Swap grain for stimulus checks and the structural logic is identical. The specific mechanism changed. The underlying transaction — I give you something tangible, you give me your political loyalty — is just human psychology doing what human psychology does.

Microtargeting, Roman Style

Roman candidates didn't have voter data. What they had was a detailed understanding of the tribal structure of Roman society, and they worked it accordingly. The city was organized into voting units called tribes, and savvy politicians knew exactly which tribes they needed, which ones were already locked up, and which ones could be flipped with the right gesture at the right moment.

There's a document that survives from 64 BC called Commentariolum Petitionis — a campaign manual written (probably) by Cicero's brother Quintus, advising him on how to win his consular election.
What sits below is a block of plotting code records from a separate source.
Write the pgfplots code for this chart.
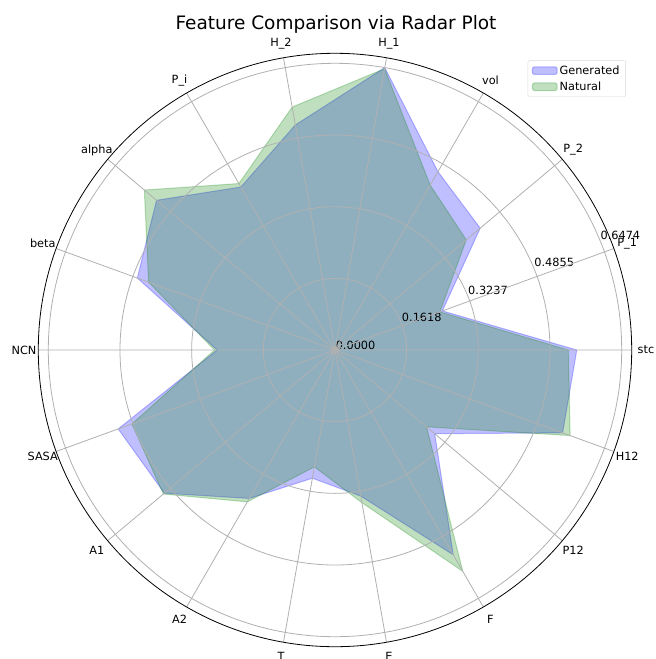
\documentclass[border=0pt]{standalone}
\usepackage{fontspec}
\setmainfont{DejaVu Sans}
\usepackage{pgfplots}
\pgfplotsset{compat=1.18}
\usepgfplotslibrary{polar}

\definecolor{gridgray}{HTML}{B0B0B0}
\definecolor{mplblue}{HTML}{0000FF}
\definecolor{mplgreen}{HTML}{008000}

\newcommand{\lblfont}{\fontsize{11.3}{13}\selectfont}

\begin{document}
\begin{tikzpicture}
\begin{polaraxis}[
  at={(0pt,0pt)}, anchor=center,
  scale only axis,
  width=593.4pt, height=593.4pt,
  ymin=0, ymax=0.67,
  clip=false,
  xtick={0,20,...,340},
  xticklabels={},
  ytick={0,0.1618,0.3237,0.4855,0.6474},
  yticklabels={},
  grid=major,
  major grid style={gridgray, line width=0.8pt},
  major tick length=0pt,
  separate axis lines,
  x axis line style={black, line width=0.8pt},
  y axis line style={draw=none},
  axis on top,
  legend cell align=left,
  legend image code/.code={\filldraw[#1] (0pt,-3.8pt) rectangle (24.7pt,3.8pt);},
  legend style={at={(0.99,0.988)}, anchor=north east,
    font=\lblfont,
    draw=black!15, rounded corners=2pt, fill=white,
    inner xsep=4pt, inner ysep=3pt, row sep=2pt,
    nodes={inner sep=2pt}},
]
% Generated
\addplot[fill=mplblue, fill opacity=0.25, draw=mplblue, draw opacity=0.25, line width=1pt]
  coordinates {(0,0.546) (20,0.258) (40,0.428) (60,0.465) (80,0.6474) (100,0.516)
    (120,0.425) (140,0.526) (160,0.475) (180,0.266) (200,0.521) (220,0.503)
    (240,0.387) (260,0.294) (280,0.335) (300,0.534) (320,0.294) (340,0.547) (360,0.546)};
\addlegendentry{Generated}
% Natural
\addplot[fill=mplgreen, fill opacity=0.25, draw=mplgreen, draw opacity=0.25, line width=1pt]
  coordinates {(0,0.527) (20,0.252) (40,0.387) (60,0.430) (80,0.645) (100,0.557)
    (120,0.434) (140,0.562) (160,0.448) (180,0.272) (200,0.488) (220,0.506)
    (240,0.396) (260,0.268) (280,0.350) (300,0.577) (320,0.270) (340,0.565) (360,0.527)};
\addlegendentry{Natural}

% radial tick labels at 22.5 degrees
\foreach \r/\lab in {0/0.0000,0.1618/0.1618,0.3237/0.3237,0.4855/0.4855,0.6474/0.6474}{
  \edef\tmp{\noexpand\node[anchor=south west, inner sep=0.6pt,
    font=\noexpand\lblfont]
    at (axis cs:22.5,\r) {\lab};}
  \tmp
}
\end{polaraxis}

% category labels, centred a fixed distance outside the circle
\foreach \a/\lab in {0/stc,20/P\_1,40/P\_2,60/vol,80/H\_1,100/H\_2,120/P\_i,
  140/alpha,160/beta,180/NCN,200/SASA,220/A1,240/A2,260/T,280/E,300/F,320/P12,340/H12}{
  \node[font=\lblfont, inner sep=0pt] at (\a:311pt) {\lab};
}
\node[anchor=base, font=\fontsize{18.5}{22}\selectfont, inner sep=0pt]
  at (1pt,320pt) {Feature Comparison via Radar Plot};

\pgfresetboundingbox
\path[use as bounding box] (-335pt,-309pt) rectangle (321pt,350pt);
\end{tikzpicture}
\end{document}
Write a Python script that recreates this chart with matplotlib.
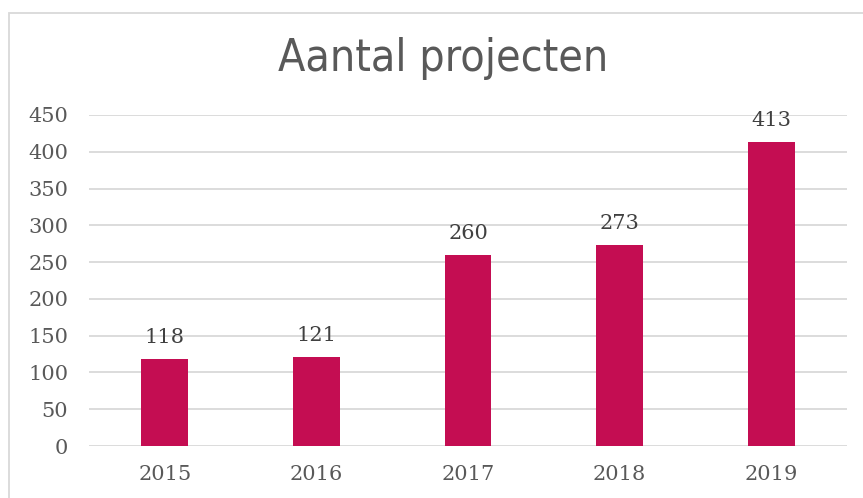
import matplotlib
matplotlib.use("Agg")
import matplotlib.pyplot as plt
from matplotlib.patches import Rectangle

years = ["2015", "2016", "2017", "2018", "2019"]
projects = [118, 121, 260, 273, 413]
yticks = [0, 50, 100, 150, 200, 250, 300, 350, 400, 450]

W, H = 863, 498
fig = plt.figure(figsize=(W / 100, H / 100), dpi=100)
fig.patch.set_facecolor("white")

# outer chart-area border
fig.patches.append(Rectangle((9 / W, -0.05), 1.2, 1 - 13 / H + 0.05,
                             transform=fig.transFigure, fill=False,
                             edgecolor="#d9d9d9", linewidth=1.3))

ax = fig.add_axes([89 / W, 1 - 446 / H, (847 - 89) / W, (446 - 115) / H])
x = range(len(years))
ax.bar(x, projects, width=0.31, color="#C40D52", zorder=3)
ax.set_xlim(-0.5, len(years) - 0.5)
ax.set_ylim(0, 450)
ax.set_yticks(yticks)
ax.set_xticks(list(x))
ax.set_xticklabels(years)
ax.grid(axis="y", color="#d9d9d9", linewidth=1.3, zorder=0)
for s in ax.spines.values():
    s.set_visible(False)
ax.tick_params(length=0, colors="#595959", labelsize=15)
ax.tick_params(axis="y", pad=15)
ax.tick_params(axis="x", pad=14)
for lab in ax.get_xticklabels() + ax.get_yticklabels():
    lab.set_family("DejaVu Serif")

for xi, v in zip(x, projects):
    ax.annotate(str(v), (xi, v), xytext=(0, 11.5), textcoords="offset points",
                ha="center", va="baseline", fontsize=15, color="#404040",
                family="DejaVu Serif")

fig.text(443 / W, 1 - 58 / H, "Aantal projecten", ha="center", va="center",
         fontsize=32, color="#595959", family="DejaVu Sans",
         fontstretch="condensed")

fig.savefig("out.png", dpi=100)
It reads like a modern opposition research memo crossed with a get-out-the-vote strategy guide. It talks about knowing your supporters by name, showing up in every neighborhood, managing your public image carefully, and never letting voters see you sweat. It is, word for word, the kind of advice a political consultant would give a Senate candidate today.

The document is roughly 2,100 years old.

The Platform Is New. The Playbook Isn't.

None of this should make you cynical, exactly — though it might. What it should do is recalibrate how you think about political persuasion. We tend to treat modern campaign tactics as products of modern technology: micro-targeted ads, algorithm-optimized messaging, influencer partnerships. And those specific tools are new. But the underlying logic — build a persona, manufacture moments of generosity, control your narrative, go where the crowds are — that's not a product of the digital age. It's a product of being human in a world where other humans have to decide whether to trust you.

Roman politicians couldn't A/B test their messaging. They couldn't track engagement metrics. But they were operating on the same psychological hardware that every voter, follower, and algorithm-optimized eyeball is running today. They figured out, through trial and error across centuries, what actually moves people. And they wrote it down.

The consultants billing $500 an hour to craft an 'authentic' political brand? They're not innovators. They're archaeologists who don't know they're digging.

The past market has already priced this in. The only question is whether you've done the reading.